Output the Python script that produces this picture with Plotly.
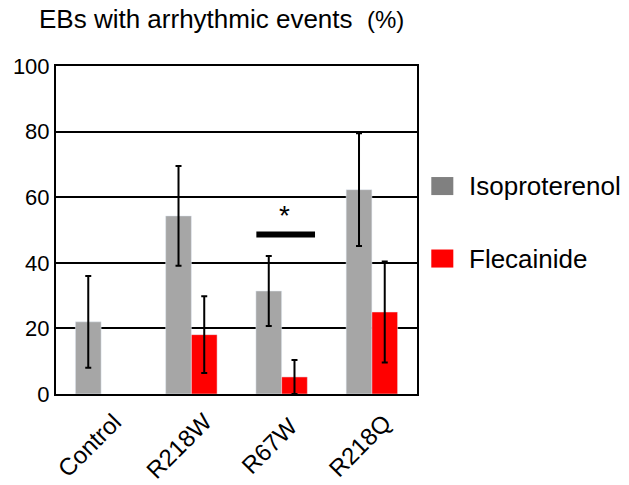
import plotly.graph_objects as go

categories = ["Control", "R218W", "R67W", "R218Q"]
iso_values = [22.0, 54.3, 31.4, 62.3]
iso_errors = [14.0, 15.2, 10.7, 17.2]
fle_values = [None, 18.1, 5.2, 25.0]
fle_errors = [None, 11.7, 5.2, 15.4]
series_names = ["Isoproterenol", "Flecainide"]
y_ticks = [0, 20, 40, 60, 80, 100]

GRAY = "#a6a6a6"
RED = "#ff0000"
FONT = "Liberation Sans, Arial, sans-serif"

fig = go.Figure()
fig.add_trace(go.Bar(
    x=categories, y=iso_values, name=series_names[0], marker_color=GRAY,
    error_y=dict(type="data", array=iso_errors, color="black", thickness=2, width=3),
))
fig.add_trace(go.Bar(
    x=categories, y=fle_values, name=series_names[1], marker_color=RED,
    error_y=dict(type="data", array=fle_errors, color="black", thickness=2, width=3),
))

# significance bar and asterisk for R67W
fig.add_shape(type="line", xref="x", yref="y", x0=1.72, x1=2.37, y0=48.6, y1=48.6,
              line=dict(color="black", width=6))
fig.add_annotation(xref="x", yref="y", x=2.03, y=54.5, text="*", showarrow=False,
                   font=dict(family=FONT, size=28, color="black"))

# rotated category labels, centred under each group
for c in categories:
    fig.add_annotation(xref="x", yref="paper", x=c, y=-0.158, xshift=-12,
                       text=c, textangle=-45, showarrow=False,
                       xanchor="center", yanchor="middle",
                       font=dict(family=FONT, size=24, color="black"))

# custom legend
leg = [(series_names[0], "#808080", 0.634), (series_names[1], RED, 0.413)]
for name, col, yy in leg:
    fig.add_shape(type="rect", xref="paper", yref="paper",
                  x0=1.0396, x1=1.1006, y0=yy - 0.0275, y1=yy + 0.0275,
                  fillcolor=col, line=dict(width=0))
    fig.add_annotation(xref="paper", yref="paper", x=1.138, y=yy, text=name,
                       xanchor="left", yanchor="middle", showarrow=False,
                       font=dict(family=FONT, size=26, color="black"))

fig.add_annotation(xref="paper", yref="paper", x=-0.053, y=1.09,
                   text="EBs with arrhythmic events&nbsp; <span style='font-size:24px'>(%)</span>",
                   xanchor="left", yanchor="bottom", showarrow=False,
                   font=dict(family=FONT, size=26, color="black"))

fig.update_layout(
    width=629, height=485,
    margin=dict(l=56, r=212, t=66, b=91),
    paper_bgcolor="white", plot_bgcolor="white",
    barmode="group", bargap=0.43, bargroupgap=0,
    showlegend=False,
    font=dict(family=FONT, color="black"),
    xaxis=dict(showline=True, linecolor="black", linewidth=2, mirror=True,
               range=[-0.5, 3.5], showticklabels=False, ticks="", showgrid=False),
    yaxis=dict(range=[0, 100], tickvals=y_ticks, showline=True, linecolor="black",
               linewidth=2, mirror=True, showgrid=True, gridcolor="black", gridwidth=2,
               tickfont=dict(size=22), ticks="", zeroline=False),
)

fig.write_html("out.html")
^^^^
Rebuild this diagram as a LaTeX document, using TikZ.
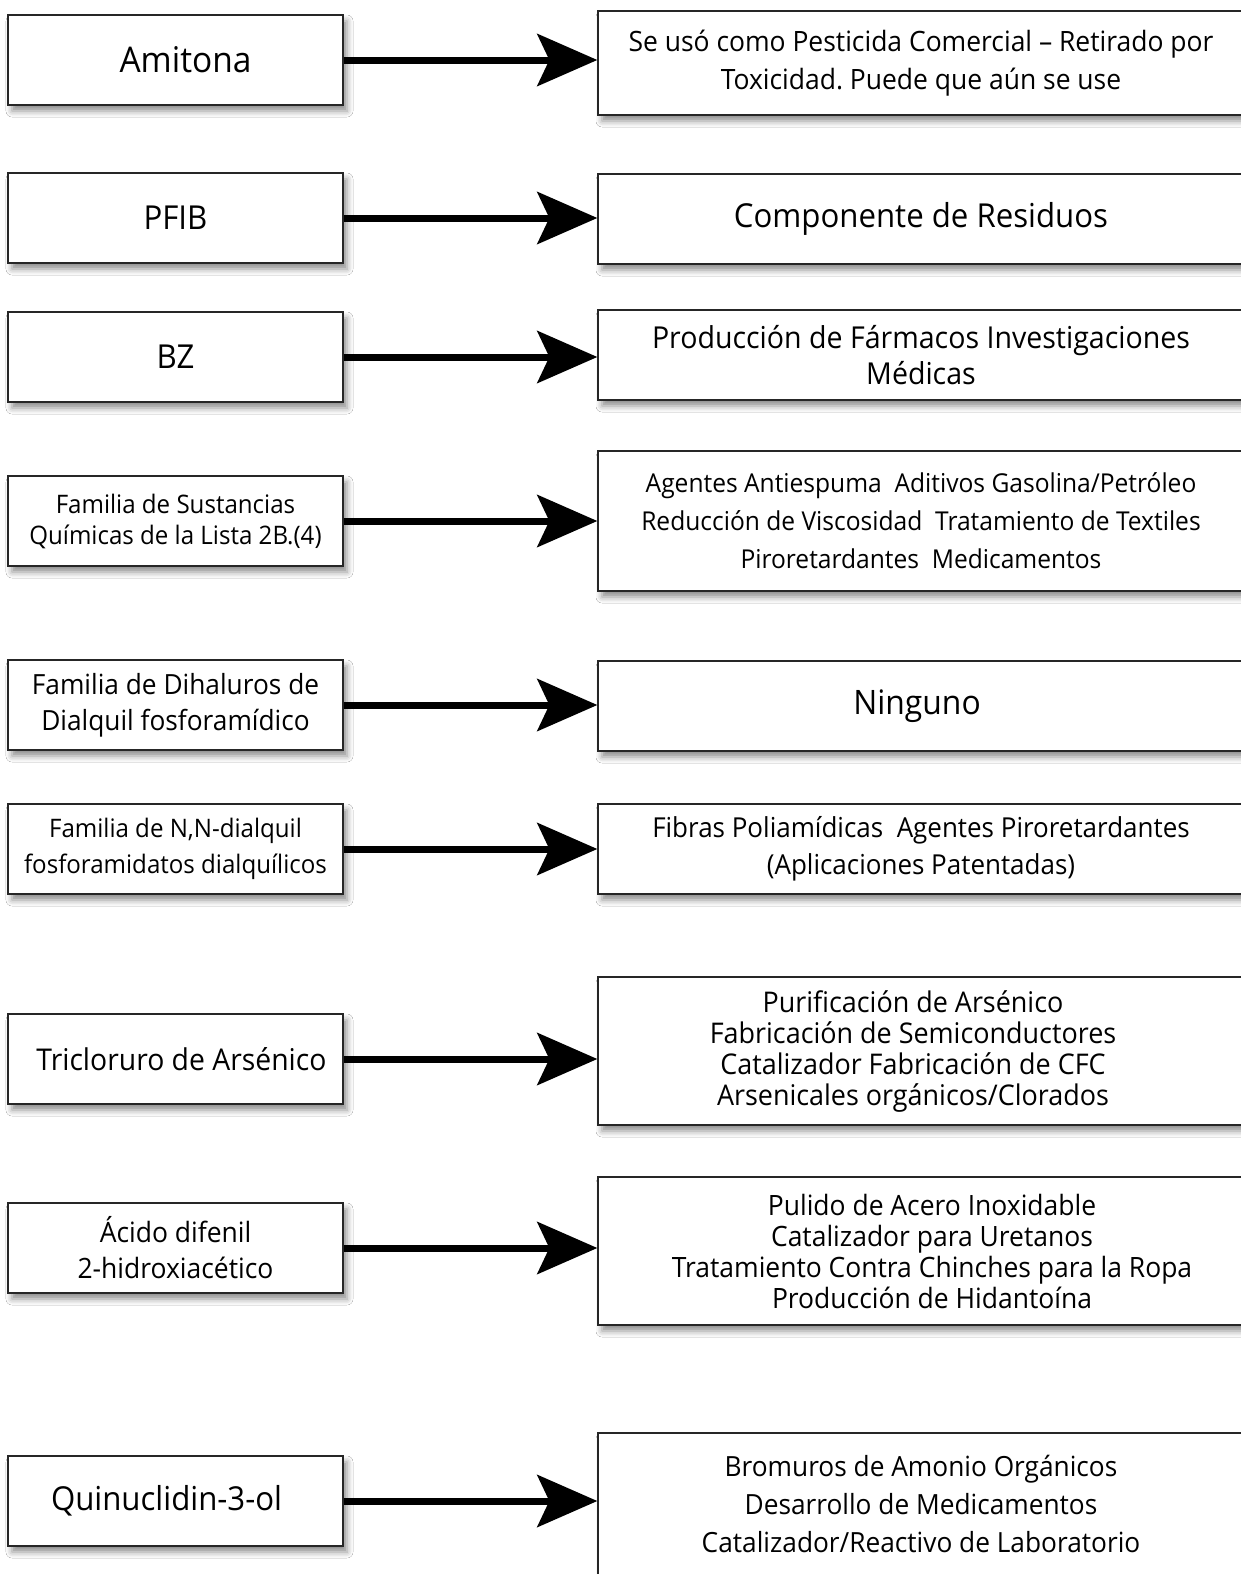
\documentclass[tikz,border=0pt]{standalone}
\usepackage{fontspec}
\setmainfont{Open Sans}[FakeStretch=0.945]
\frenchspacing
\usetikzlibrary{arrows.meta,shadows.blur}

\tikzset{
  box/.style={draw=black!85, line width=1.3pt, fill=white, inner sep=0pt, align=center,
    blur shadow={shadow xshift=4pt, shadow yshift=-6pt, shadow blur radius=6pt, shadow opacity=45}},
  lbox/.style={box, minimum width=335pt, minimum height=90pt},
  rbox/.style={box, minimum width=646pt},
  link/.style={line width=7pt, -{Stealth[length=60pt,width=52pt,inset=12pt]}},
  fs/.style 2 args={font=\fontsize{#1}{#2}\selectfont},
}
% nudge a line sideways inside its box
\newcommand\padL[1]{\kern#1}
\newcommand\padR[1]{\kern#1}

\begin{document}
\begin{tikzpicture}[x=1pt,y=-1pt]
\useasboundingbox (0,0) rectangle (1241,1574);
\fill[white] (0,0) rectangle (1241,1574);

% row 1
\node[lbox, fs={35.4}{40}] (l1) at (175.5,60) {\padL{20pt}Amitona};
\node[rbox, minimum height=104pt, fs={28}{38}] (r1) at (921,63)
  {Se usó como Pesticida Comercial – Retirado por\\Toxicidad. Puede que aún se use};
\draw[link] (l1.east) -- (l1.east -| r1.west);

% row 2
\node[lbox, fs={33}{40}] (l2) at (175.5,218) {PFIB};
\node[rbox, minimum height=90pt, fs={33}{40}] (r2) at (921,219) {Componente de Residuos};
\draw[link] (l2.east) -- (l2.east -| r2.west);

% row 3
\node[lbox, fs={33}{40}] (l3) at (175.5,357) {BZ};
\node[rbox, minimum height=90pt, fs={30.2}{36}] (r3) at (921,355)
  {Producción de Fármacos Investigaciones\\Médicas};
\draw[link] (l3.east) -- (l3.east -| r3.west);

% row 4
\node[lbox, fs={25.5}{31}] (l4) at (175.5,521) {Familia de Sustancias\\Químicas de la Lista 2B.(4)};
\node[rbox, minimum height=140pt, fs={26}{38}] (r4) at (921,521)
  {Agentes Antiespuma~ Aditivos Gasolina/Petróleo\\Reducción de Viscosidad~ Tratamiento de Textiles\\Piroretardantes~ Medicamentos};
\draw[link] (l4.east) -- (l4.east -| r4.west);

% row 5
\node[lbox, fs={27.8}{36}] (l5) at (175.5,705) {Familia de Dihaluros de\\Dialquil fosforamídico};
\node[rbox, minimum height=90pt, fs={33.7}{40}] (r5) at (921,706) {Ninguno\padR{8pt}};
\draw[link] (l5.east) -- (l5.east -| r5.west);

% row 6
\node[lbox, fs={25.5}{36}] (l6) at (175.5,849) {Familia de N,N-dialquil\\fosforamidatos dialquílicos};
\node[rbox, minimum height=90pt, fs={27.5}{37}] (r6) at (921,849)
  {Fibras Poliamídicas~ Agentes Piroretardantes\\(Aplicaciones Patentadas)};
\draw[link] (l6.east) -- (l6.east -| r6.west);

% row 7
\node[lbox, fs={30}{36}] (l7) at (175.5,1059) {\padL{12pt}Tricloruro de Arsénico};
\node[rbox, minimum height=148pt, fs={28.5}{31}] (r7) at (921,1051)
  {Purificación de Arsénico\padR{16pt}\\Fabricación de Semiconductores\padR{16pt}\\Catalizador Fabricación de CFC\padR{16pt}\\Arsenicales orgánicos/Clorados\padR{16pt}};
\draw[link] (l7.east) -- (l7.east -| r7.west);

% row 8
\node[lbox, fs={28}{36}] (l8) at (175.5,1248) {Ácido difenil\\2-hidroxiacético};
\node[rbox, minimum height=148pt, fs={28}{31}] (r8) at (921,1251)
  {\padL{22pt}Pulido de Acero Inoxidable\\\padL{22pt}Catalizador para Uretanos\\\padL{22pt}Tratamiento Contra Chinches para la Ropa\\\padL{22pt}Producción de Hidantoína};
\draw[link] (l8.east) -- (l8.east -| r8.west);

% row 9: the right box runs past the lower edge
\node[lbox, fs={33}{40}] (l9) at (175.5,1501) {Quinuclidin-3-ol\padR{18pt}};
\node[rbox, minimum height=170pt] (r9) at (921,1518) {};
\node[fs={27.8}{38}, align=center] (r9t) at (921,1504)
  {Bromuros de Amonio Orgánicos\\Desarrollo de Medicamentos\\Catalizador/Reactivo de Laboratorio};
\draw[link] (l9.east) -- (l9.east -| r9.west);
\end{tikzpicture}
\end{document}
^^^^
Problem to work on >>
Quote exactly what appears from the line containing "Output the Python" through the line containing "y_ticks = [0, 20, 40, 60, 80, 100]", both included, except for the pictures, and nothing more.

In response >>
Output the Python script that produces this picture with Plotly.
import plotly.graph_objects as go

categories = ["Control", "R218W", "R67W", "R218Q"]
iso_values = [22.0, 54.3, 31.4, 62.3]
iso_errors = [14.0, 15.2, 10.7, 17.2]
fle_values = [None, 18.1, 5.2, 25.0]
fle_errors = [None, 11.7, 5.2, 15.4]
series_names = ["Isoproterenol", "Flecainide"]
y_ticks = [0, 20, 40, 60, 80, 100]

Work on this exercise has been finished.